• _Task requirements_:
Leave out the pictures and repeat the rest of the material exactly.

• _Data shown_:
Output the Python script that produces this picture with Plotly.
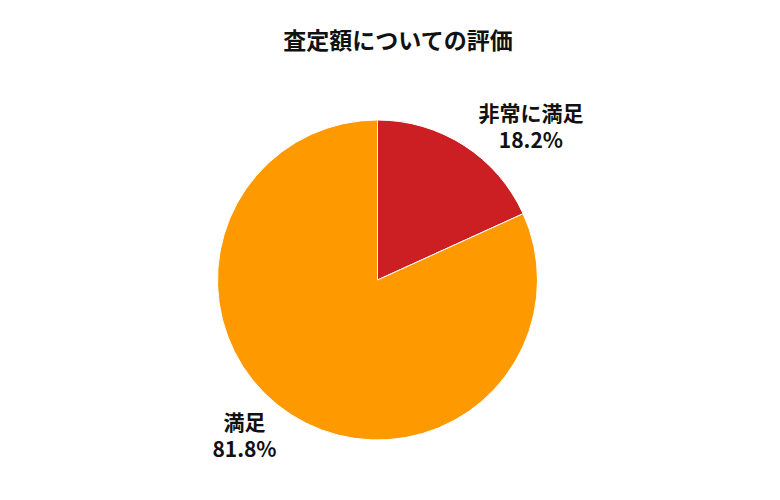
import plotly.graph_objects as go

labels = ["非常に満足", "満足"]
values = [18.2, 81.8]
colors = ["#CC1F24", "#FF9900"]

fig = go.Figure(go.Pie(
    labels=labels, values=values, sort=False, direction="clockwise", rotation=0,
    marker=dict(colors=colors, line=dict(color="white", width=1)),
    textposition="outside", texttemplate="<b>%{label}<br>%{percent:.1%}</b>",
    textfont=dict(size=21, color="#111", family="Noto Sans CJK JP"),
    showlegend=False, hoverinfo="label+percent",
))
fig.update_layout(
    width=780, height=500, paper_bgcolor="white",
    margin=dict(l=48, r=0, t=112, b=68),
    title=dict(text="<b>査定額についての評価</b>", x=0.5, y=0.95, xanchor="center",
               font=dict(size=23, color="#111", family="Noto Sans CJK JP")),
    font=dict(family="Noto Sans CJK JP"),
)
fig.write_html("out.html")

• _Solution to the problem_:
Output the Python script that produces this picture with Plotly.
import plotly.graph_objects as go

labels = ["非常に満足", "満足"]
values = [18.2, 81.8]
colors = ["#CC1F24", "#FF9900"]

fig = go.Figure(go.Pie(
    labels=labels, values=values, sort=False, direction="clockwise", rotation=0,
    marker=dict(colors=colors, line=dict(color="white", width=1)),
    textposition="outside", texttemplate="<b>%{label}<br>%{percent:.1%}</b>",
    textfont=dict(size=21, color="#111", family="Noto Sans CJK JP"),
    showlegend=False, hoverinfo="label+percent",
))
fig.update_layout(
    width=780, height=500, paper_bgcolor="white",
    margin=dict(l=48, r=0, t=112, b=68),
    title=dict(text="<b>査定額についての評価</b>", x=0.5, y=0.95, xanchor="center",
               font=dict(size=23, color="#111", family="Noto Sans CJK JP")),
    font=dict(family="Noto Sans CJK JP"),
)
fig.write_html("out.html")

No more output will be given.